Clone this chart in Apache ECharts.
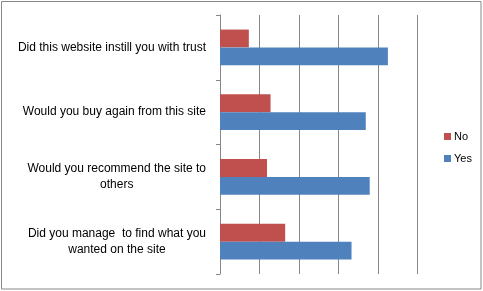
<!DOCTYPE html>
<html>
<head>
<meta charset="utf-8">
<script src="https://cdn.jsdelivr.net/npm/echarts@6/dist/echarts.min.js"></script>
<style>
html,body{margin:0;padding:0;background:#fff;}
#c{width:483px;height:291px;}
</style>
</head>
<body>
<div id="c"></div>
<script>
const categories = [
  'Did this website instill you with trust',
  'Would you buy again from this site',
  'Would you recommend the site to\nothers',
  'Did you manage  to find what you\nwanted on the site'
];
const seriesNames = ['No', 'Yes'];
const noValues = [7.3, 12.8, 11.9, 16.5];
const yesValues = [42.5, 36.9, 37.9, 33.3];

const chart = echarts.init(document.getElementById('c'), null, {renderer: 'canvas'});
const font = 'Liberation Sans';
chart.setOption({
  animation: false,
  backgroundColor: '#fff',
  graphic: [{
    type: 'rect',
    shape: {x: 1.5, y: 1.5, width: 479.5, height: 287.5},
    style: {fill: 'none', stroke: '#878787', lineWidth: 1},
    silent: true, z: -1
  }],
  grid: {left: 220, right: 65.5, top: 15, bottom: 17, containLabel: false},
  legend: {
    orient: 'vertical',
    left: 439, top: 126,
    itemWidth: 7, itemHeight: 7, itemGap: 11,
    icon: 'rect',
    textStyle: {fontFamily: font, fontSize: 11, color: '#000', padding: [0, 0, 0, -2]},
    data: seriesNames
  },
  xAxis: {
    type: 'value', min: 0, max: 50, interval: 10,
    axisLine: {show: false}, axisTick: {show: false}, axisLabel: {show: false},
    splitLine: {show: true, lineStyle: {color: '#878787', width: 1}}
  },
  yAxis: {
    type: 'category', inverse: true, data: categories,
    axisLine: {show: true, lineStyle: {color: '#878787', width: 1}},
    axisTick: {show: true, length: 4, lineStyle: {color: '#878787'}},
    axisLabel: {
      margin: 14,
      fontFamily: font, fontSize: 12, color: '#000',
      formatter: v => v.split('\n').map(l => '{c|' + l + '}').join('\n'),
      rich: {c: {align: 'center', fontFamily: font, fontSize: 12, color: '#000', lineHeight: 16}}
    }
  },
  series: [
    {name: seriesNames[0], type: 'bar', data: noValues, barGap: '0%', barCategoryGap: '45%',
     itemStyle: {color: '#C0504D'}},
    {name: seriesNames[1], type: 'bar', data: yesValues, barGap: '0%', barCategoryGap: '45%',
     itemStyle: {color: '#4F81BD'}}
  ]
});
</script>
</body>
</html>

===

**EXERCISE INSTRUCTIONS**
All of the lines above should be retyped precisely, apart from the pictures.

**EXERCISE RESPONSE**
Clone this chart in Apache ECharts.
<!DOCTYPE html>
<html>
<head>
<meta charset="utf-8">
<script src="https://cdn.jsdelivr.net/npm/echarts@6/dist/echarts.min.js"></script>
<style>
html,body{margin:0;padding:0;background:#fff;}
#c{width:483px;height:291px;}
</style>
</head>
<body>
<div id="c"></div>
<script>
const categories = [
  'Did this website instill you with trust',
  'Would you buy again from this site',
  'Would you recommend the site to\nothers',
  'Did you manage  to find what you\nwanted on the site'
];
const seriesNames = ['No', 'Yes'];
const noValues = [7.3, 12.8, 11.9, 16.5];
const yesValues = [42.5, 36.9, 37.9, 33.3];

const chart = echarts.init(document.getElementById('c'), null, {renderer: 'canvas'});
const font = 'Liberation Sans';
chart.setOption({
  animation: false,
  backgroundColor: '#fff',
  graphic: [{
    type: 'rect',
    shape: {x: 1.5, y: 1.5, width: 479.5, height: 287.5},
    style: {fill: 'none', stroke: '#878787', lineWidth: 1},
    silent: true, z: -1
  }],
  grid: {left: 220, right: 65.5, top: 15, bottom: 17, containLabel: false},
  legend: {
    orient: 'vertical',
    left: 439, top: 126,
    itemWidth: 7, itemHeight: 7, itemGap: 11,
    icon: 'rect',
    textStyle: {fontFamily: font, fontSize: 11, color: '#000', padding: [0, 0, 0, -2]},
    data: seriesNames
  },
  xAxis: {
    type: 'value', min: 0, max: 50, interval: 10,
    axisLine: {show: false}, axisTick: {show: false}, axisLabel: {show: false},
    splitLine: {show: true, lineStyle: {color: '#878787', width: 1}}
  },
  yAxis: {
    type: 'category', inverse: true, data: categories,
    axisLine: {show: true, lineStyle: {color: '#878787', width: 1}},
    axisTick: {show: true, length: 4, lineStyle: {color: '#878787'}},
    axisLabel: {
      margin: 14,
      fontFamily: font, fontSize: 12, color: '#000',
      formatter: v => v.split('\n').map(l => '{c|' + l + '}').join('\n'),
      rich: {c: {align: 'center', fontFamily: font, fontSize: 12, color: '#000', lineHeight: 16}}
    }
  },
  series: [
    {name: seriesNames[0], type: 'bar', data: noValues, barGap: '0%', barCategoryGap: '45%',
     itemStyle: {color: '#C0504D'}},
    {name: seriesNames[1], type: 'bar', data: yesValues, barGap: '0%', barCategoryGap: '45%',
     itemStyle: {color: '#4F81BD'}}
  ]
});
</script>
</body>
</html>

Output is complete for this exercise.